Die sitzen nicht nur in Düsseldorf und Umgebung, sondern auch in den Großräumen München oder Berlin. Eben da, wo Menschen online bei Kesselheld eine neue Heizung bestellt haben, die dann von Herstellern wie Viessmann, Buderus oder Vaillant „just in time“ zum jeweiligen Haus geliefert und von den Monteuren eingebaut wird. Die Kunden, laut Teichmann aus allen Altersgruppen, fotografieren per Handy ihre alte Heizung und den Heizungskeller und senden die Fotos samt Grunddaten und Wünschen an eine neue Heizung per Whatsapp oder Mail an Kesselheld. Und bekommen vom Kundenberater ruckzuck, wie Teichmann sagt, in der Regel am gleichen Tag, ein, zwei Angebote mit Festpreisgarantie. Wird man sich einig, rücken Installateure aus.

Da die Laufzeiten der heute zwar viel effizienteren, aber eben auch empfindlicheren Heizungsanlagen von einst 30 auf 15 Jahre im Schnitt gesunken sind, ist das ein lukrativer Markt. Zwischen 4000 und 8000 Euro kostet eine normale Anlage, 5000 Anfragen habe man mittlerweile im Monat, sagt Teichmann, gut 1500 neue Heizungen werde man 2018 verbauen. Einen Wartungs- und Reparaturservice bietet Kesselheld darüber hinaus nur den Kunden an, denen man eine neue Heizung eingebaut hat.

Weil man einen Großteil der Prozesse von der Angebotskalkulation über Fotobegehung bis zur Rechnungsstellung digitalisiert habe, „können wir die so gewonnene Kosten- und Zeitersparnis an die Kunden weitergeben“, verspricht Teichmann.

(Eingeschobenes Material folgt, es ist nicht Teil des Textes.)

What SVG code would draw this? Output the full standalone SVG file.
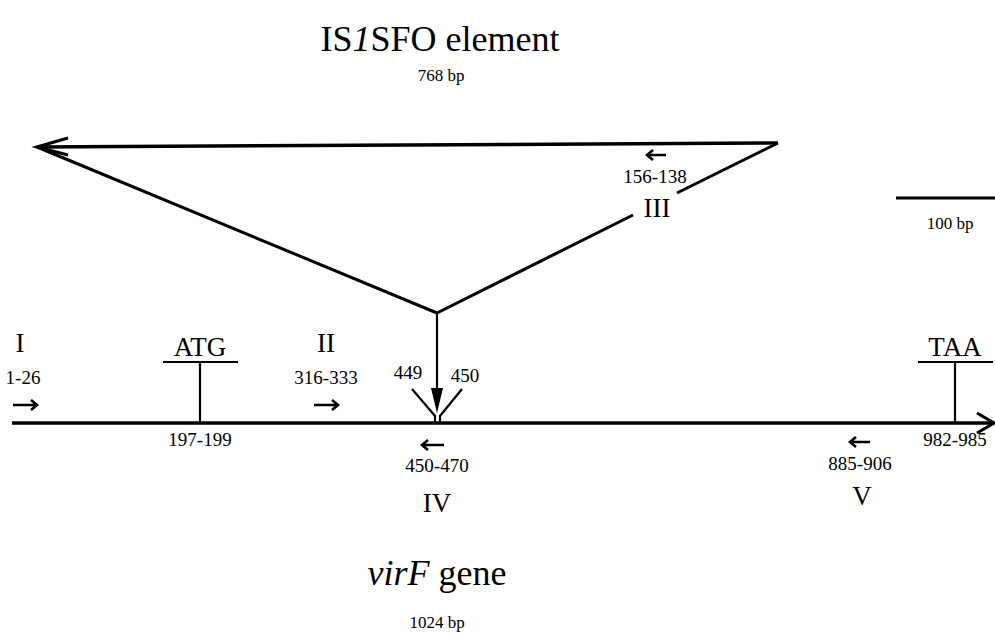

Ob Kesselheld tatsächlich preiswerter als die herkömmlichen Betriebe ist, können nur die Kunden mit konkreten Preisvergleichen herausfinden. Das Unternehmen ist Mitglied der Innung, dennoch ist man dort natürlich nicht nur begeistert von der modernen Konkurrenz: „Das ist ein Mitbewerber, der sich Abläufe geschaffen hat, die viele andere noch nicht haben, das muss man selbstkritisch zugeben“, sagt Hans-Werner Eschrich, Obermeister der Düsseldorfer Innung Sanitär, Heizung und Klima. Aber er sagt auch: „Alle Betriebe kochen nur mit Wasser“, und meint damit, dass der Newcomer kein Hexenwerk vorführe. Geärgert habe man sich über die „Kesselhelden“, als die bei einer Fachmesse versucht hätten, anderen Betrieben Mitarbeiter abspenstig zu machen.

Martin Teichmann, der studierte Kaufmann und frühere Berater von Energieunternehmen, will sich nicht auf einen Clinch mit den klassischen Heizungsbetrieben einlassen: „Ich habe größten Respekt vor jedem Einzelnen“, sagt er. Doch zugleich wird er vermutlich hoffen, dass möglichst viele noch möglichst lange weiter analog vor sich hin arbeiten.